• Raw data
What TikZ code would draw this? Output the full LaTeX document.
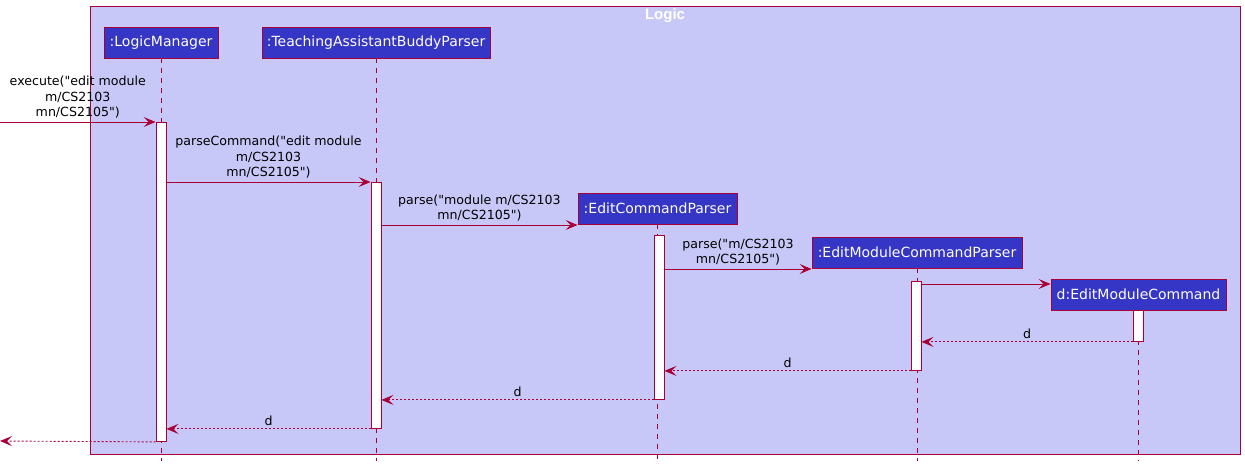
\documentclass[tikz,border=0pt]{standalone}
\usepackage{fontspec}
\setmainfont{DejaVu Sans}[Ligatures=TeXOff]
\newfontfamily\titlefont{Liberation Sans}
\usetikzlibrary{arrows.meta}
\definecolor{umlred}{HTML}{A80036}
\definecolor{umlhead}{HTML}{3535C6}
\definecolor{framebg}{HTML}{C8C8F8}
\newcommand{\headfont}{\fontsize{14}{16}\selectfont}
\newcommand{\msgfont}{\fontsize{12.6}{15.5}\selectfont}
\begin{document}
\begin{tikzpicture}[x=1pt,y=-1pt,
  head/.style={draw=umlred, fill=umlhead, text=white, line width=0.9pt,
    inner sep=0pt, minimum height=31pt, font=\headfont},
  life/.style={draw=umlred, line width=0.8pt, dash pattern=on 5pt off 5pt},
  act/.style={draw=umlred, fill=white, line width=0.9pt, inner sep=0pt,
    minimum width=10pt, anchor=north},
  call/.style={draw=umlred, line width=0.9pt,
    -{Stealth[length=12pt,width=10pt,inset=5pt]}},
  ret/.style={call, dash pattern=on 2pt off 2pt},
  lbl/.style={font=\msgfont, text=black, align=center, inner sep=3pt}]
\useasboundingbox (0,0) rectangle (1245,466);

% frame of the Logic component
\node[draw=umlred, fill=framebg, line width=1pt, anchor=north west,
  minimum width=1150pt, minimum height=448pt, inner sep=0pt] (frame) at (90,6) {};
\node[text=white, font=\titlefont\bfseries\fontsize{15}{17}\selectfont] (title) at (665,16) {Logic};

% participants
\node[head, minimum width=114pt] (lm) at (161,42.5) {:LogicManager};
\node[head, minimum width=228pt] (ta) at (376,42.5) {:TeachingAssistantBuddyParser};
\node[head, minimum width=159pt] (ecp) at (657.5,208.5) {:EditCommandParser};
\node[head, minimum width=210pt] (emcp) at (917,252.5) {:EditModuleCommandParser};
\node[head, minimum width=175pt] (emc) at (1138.5,294.5) {d:EditModuleCommand};

% lifelines
\coordinate (bottom) at (0,461);
\foreach \p in {lm,ta,ecp,emcp,emc}
  \draw[life] (\p.south) -- (\p.south |- bottom);

% activations
\node[act, minimum height=319pt] (aLM) at (161,122) {};
\node[act, minimum height=246pt] (aTA) at (376,182) {};
\node[act, minimum height=164pt] (aECP) at (659,235) {};
\node[act, minimum height=89pt] (aEMCP) at (916,281) {};
\node[act, minimum height=31pt] (aEMC) at (1138,310) {};

% calls
\coordinate (src) at (0,122);
\coordinate (sink) at (0,441);
\draw[call] (src) -- (aLM.north west)
  node[lbl, midway, above] {execute("edit module\\m/CS2103\\mn/CS2105")};
\draw[call] (aLM.east |- aTA.north) -- (aTA.north west)
  node[lbl, midway, above] {parseCommand("edit module\\m/CS2103\\mn/CS2105")};
\draw[call] (aTA.east |- 0,225) -- (ecp.west |- 0,225)
  node[lbl, midway, above] {parse("module m/CS2103\\mn/CS2105")};
\draw[call] (aECP.east |- 0,269) -- (emcp.west |- 0,269)
  node[lbl, midway, above] {parse("m/CS2103\\mn/CS2105")};
\draw[call] (aEMCP.east |- 0,284) -- (emc.west |- 0,284);

% returns
\draw[ret] (aEMC.south west) -- (aEMCP.east |- aEMC.south)
  node[lbl, midway, above] {d};
\draw[ret] (aEMCP.south west) -- (aECP.east |- aEMCP.south)
  node[lbl, midway, above] {d};
\draw[ret] (aECP.south west) -- (aTA.east |- aECP.south)
  node[lbl, midway, above] {d};
\draw[ret] (aTA.south west) -- (aLM.east |- aTA.south)
  node[lbl, midway, above] {d};
\draw[ret] (aLM.south west) -- (sink);
\end{tikzpicture}
\end{document}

• What you have to do
Go from the first line of the listing to the line holding "(\p.south |- bottom);" and, please, transcribe those lines exactly, both included, with no pictures.

• Task result
What TikZ code would draw this? Output the full LaTeX document.
\documentclass[tikz,border=0pt]{standalone}
\usepackage{fontspec}
\setmainfont{DejaVu Sans}[Ligatures=TeXOff]
\newfontfamily\titlefont{Liberation Sans}
\usetikzlibrary{arrows.meta}
\definecolor{umlred}{HTML}{A80036}
\definecolor{umlhead}{HTML}{3535C6}
\definecolor{framebg}{HTML}{C8C8F8}
\newcommand{\headfont}{\fontsize{14}{16}\selectfont}
\newcommand{\msgfont}{\fontsize{12.6}{15.5}\selectfont}
\begin{document}
\begin{tikzpicture}[x=1pt,y=-1pt,
  head/.style={draw=umlred, fill=umlhead, text=white, line width=0.9pt,
    inner sep=0pt, minimum height=31pt, font=\headfont},
  life/.style={draw=umlred, line width=0.8pt, dash pattern=on 5pt off 5pt},
  act/.style={draw=umlred, fill=white, line width=0.9pt, inner sep=0pt,
    minimum width=10pt, anchor=north},
  call/.style={draw=umlred, line width=0.9pt,
    -{Stealth[length=12pt,width=10pt,inset=5pt]}},
  ret/.style={call, dash pattern=on 2pt off 2pt},
  lbl/.style={font=\msgfont, text=black, align=center, inner sep=3pt}]
\useasboundingbox (0,0) rectangle (1245,466);

% frame of the Logic component
\node[draw=umlred, fill=framebg, line width=1pt, anchor=north west,
  minimum width=1150pt, minimum height=448pt, inner sep=0pt] (frame) at (90,6) {};
\node[text=white, font=\titlefont\bfseries\fontsize{15}{17}\selectfont] (title) at (665,16) {Logic};

% participants
\node[head, minimum width=114pt] (lm) at (161,42.5) {:LogicManager};
\node[head, minimum width=228pt] (ta) at (376,42.5) {:TeachingAssistantBuddyParser};
\node[head, minimum width=159pt] (ecp) at (657.5,208.5) {:EditCommandParser};
\node[head, minimum width=210pt] (emcp) at (917,252.5) {:EditModuleCommandParser};
\node[head, minimum width=175pt] (emc) at (1138.5,294.5) {d:EditModuleCommand};

% lifelines
\coordinate (bottom) at (0,461);
\foreach \p in {lm,ta,ecp,emcp,emc}
  \draw[life] (\p.south) -- (\p.south |- bottom);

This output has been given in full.